You wrote in your book, “Catching the Big Fish,” that you spent a lot of time in the woods while you were growing up. Is that where the settings and atmosphere of Blue Velvet and Twin Peaks came from?
Wood is an influence, but it wasn’t… I always pictured Blue Velvet as having lumber around it, but it was shot in North Carolina. But there’s a lot of lumber around in North Carolina, too, so it worked out. But I pictured it more as a Northwestern kind of town. Then when Twin Peaks came out, yeah, there’s things, but I wrote it with Mark Frost, he’s not from the Northwest. There’s always things about our childhood that ideas come from. So it was an influence for sure. The woods. Wood and woods.
Blue Velvet captured something I’d never seen any other movie do at that time. It presented what should be a simple and peaceful rural community and revealed this dark layer underneath the surface, not simply a criminal underworld but a moral underworld.

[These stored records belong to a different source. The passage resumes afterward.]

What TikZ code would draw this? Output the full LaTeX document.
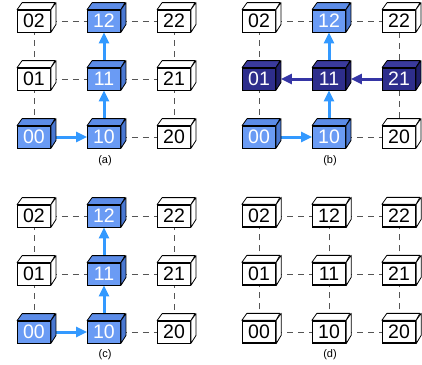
\documentclass[tikz,border=0pt]{standalone}
\usepackage{fontspec}
\setmainfont{Liberation Sans}
\usetikzlibrary{arrows.meta,backgrounds}
\definecolor{wfront}{HTML}{FFFFFF}
\definecolor{wside}{HTML}{FFFFFF}
\definecolor{wtop}{HTML}{FFFFFF}
\definecolor{wtext}{HTML}{000000}
\definecolor{bfront}{HTML}{6A9BF4}
\definecolor{bside}{HTML}{4A78D2}
\definecolor{btop}{HTML}{5C8CE8}
\definecolor{btext}{HTML}{FFFFFF}
\definecolor{nfront}{HTML}{2E2E8C}
\definecolor{nside}{HTML}{1F1F6B}
\definecolor{ntop}{HTML}{3A3A9C}
\definecolor{ntext}{HTML}{FFFFFF}
\definecolor{arrowblue}{HTML}{3399FF}
\definecolor{arrownavy}{HTML}{3535A5}
\definecolor{dashgray}{HTML}{555555}
\tikzset{
  cubefront/.style={draw=black, line width=0.8pt, minimum width=33pt, minimum height=22pt,
    inner sep=0pt, font=\fontsize{19.5}{19.5}\selectfont},
  cubeedge/.style={draw=black, line width=0.8pt, line join=round},
  gridline/.style={draw=dashgray, line width=1pt, dash pattern=on 6pt off 5pt},
  bluearrow/.style={draw=arrowblue, line width=3pt, -{Triangle[length=11pt,width=10pt]}},
  navyarrow/.style={draw=arrownavy, line width=3pt, -{Triangle[length=11pt,width=10pt]}, shorten >=5pt},
  caption/.style={font=\fontsize{11}{11}\selectfont, inner sep=0pt}
}
\newcommand\cubeat[4]{%
  \node[cubefront, fill=#3front, text=#3text] (#1) at (#2) {#4};
  \filldraw[fill=#3top, cubeedge] (#1.north west) -- ++(5,-7) -- ++(33,0) -- (#1.north east) -- cycle;
  \filldraw[fill=#3side, cubeedge] (#1.north east) -- ++(5,-7) -- ++(0,22) -- (#1.south east) -- cycle;
}
\begin{document}
\begin{tikzpicture}[x=1pt,y=-1pt]
\useasboundingbox (0,0) rectangle (422,364);
% ---------- panel (a)
\foreach \c/\r/\k in {0/0/b,0/1/w,0/2/w,1/0/b,1/1/b,1/2/b,2/0/w,2/1/w,2/2/w}
  {\cubeat{a\c\r}{{34+70*\c},{137-58*\r}}{\k}{\c\r}}
\node[caption] (capa) at (105,161) {(a)};
\begin{scope}[on background layer]
  \foreach \u/\v in {00/01,01/02,02/12,12/22,01/11,11/21,21/22,10/20,20/21}
    \draw[gridline] (a\u) -- (a\v);
  \draw[bluearrow] (a00) -- (a10);
  \draw[bluearrow] (a10) -- (a11);
  \draw[bluearrow] (a11) -- (a12);
\end{scope}
% ---------- panel (b)
\begin{scope}[shift={(225,0)}]
\foreach \c/\r/\k in {0/0/b,0/1/n,0/2/w,1/0/b,1/1/n,1/2/b,2/0/w,2/1/n,2/2/w}
  {\cubeat{b\c\r}{{34+70*\c},{137-58*\r}}{\k}{\c\r}}
\node[caption] (capb) at (105,161) {(b)};
\begin{scope}[on background layer]
  \foreach \u/\v in {00/01,01/02,02/12,12/22,22/21,21/20,10/20}
    \draw[gridline] (b\u) -- (b\v);
  \draw[bluearrow] (b00) -- (b10);
  \draw[bluearrow] (b10) -- (b11);
  \draw[bluearrow] (b11) -- (b12);
  \draw[navyarrow] (b11) -- (b01);
  \draw[navyarrow] (b21) -- (b11);
\end{scope}
\end{scope}
% ---------- panel (c)
\begin{scope}[shift={(0,195)}]
\foreach \c/\r/\k in {0/0/b,0/1/w,0/2/w,1/0/b,1/1/b,1/2/b,2/0/w,2/1/w,2/2/w}
  {\cubeat{c\c\r}{{34+70*\c},{137-58*\r}}{\k}{\c\r}}
\node[caption] (capc) at (105,160) {(c)};
\begin{scope}[on background layer]
  \foreach \u/\v in {00/01,01/02,02/12,12/22,01/11,11/21,21/22,10/20,20/21}
    \draw[gridline] (c\u) -- (c\v);
  \draw[bluearrow] (c00) -- (c10);
  \draw[bluearrow] (c10) -- (c11);
  \draw[bluearrow] (c11) -- (c12);
\end{scope}
\end{scope}
% ---------- panel (d)
\begin{scope}[shift={(225,195)}, cubefront/.append style={line width=1.3pt}]
\foreach \c/\r/\k in {0/0/w,0/1/w,0/2/w,1/0/w,1/1/w,1/2/w,2/0/w,2/1/w,2/2/w}
  {\cubeat{d\c\r}{{34+70*\c},{137-58*\r}}{\k}{\c\r}}
\node[caption] (capd) at (105,160) {(d)};
\begin{scope}[on background layer]
  \foreach \u/\v in {00/01,01/02,10/11,11/12,20/21,21/22,00/10,10/20,01/11,11/21,02/12,12/22}
    \draw[gridline] (d\u) -- (d\v);
\end{scope}
\end{scope}
\end{tikzpicture}
\end{document}
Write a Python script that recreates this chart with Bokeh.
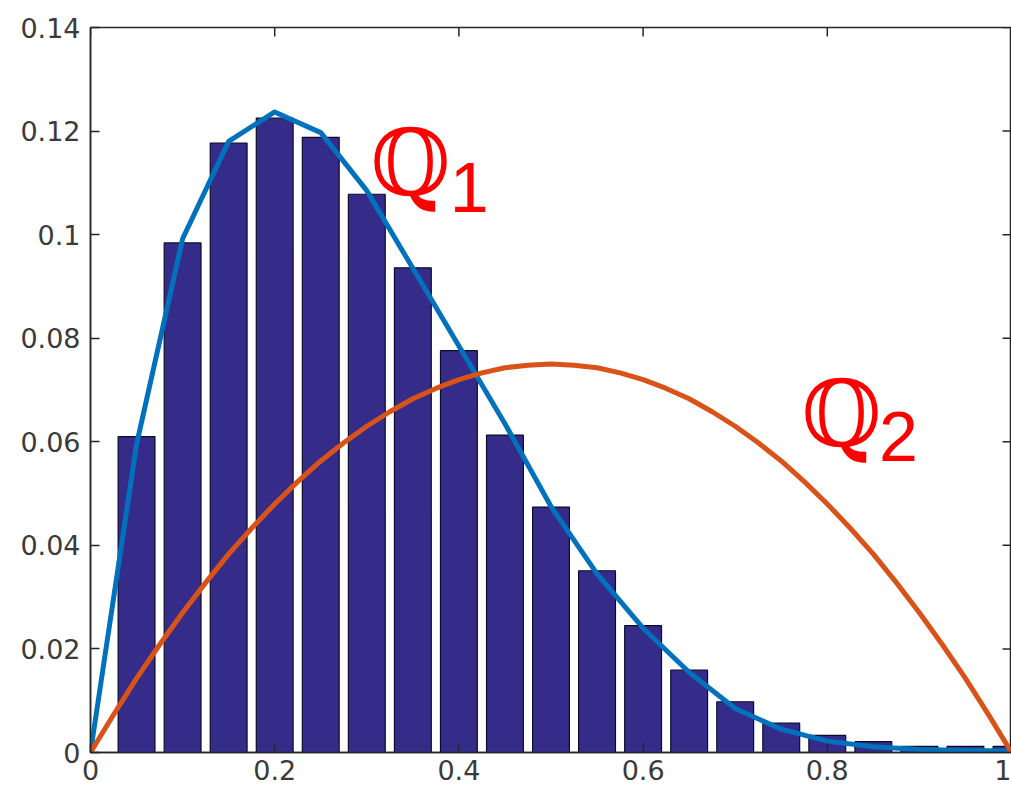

And I had lived for a year in La Grande, Oregon, which Blue Velvet‘s Lumberton evoked perfectly for me.
There’s a dark layer underneath every community. Looking back, people made a big deal about Blue Velvet showing the surface and then something under the surface. Since then, if you see TV and newspapers, more and more has been revealed that was hiding there all along. I say the sickness is being revealed and people are dealing with it, which I guess is a good thing. So it’s not just La Grande, or it’s not just in Twin Peaks or Lumberton, it’s everywhere.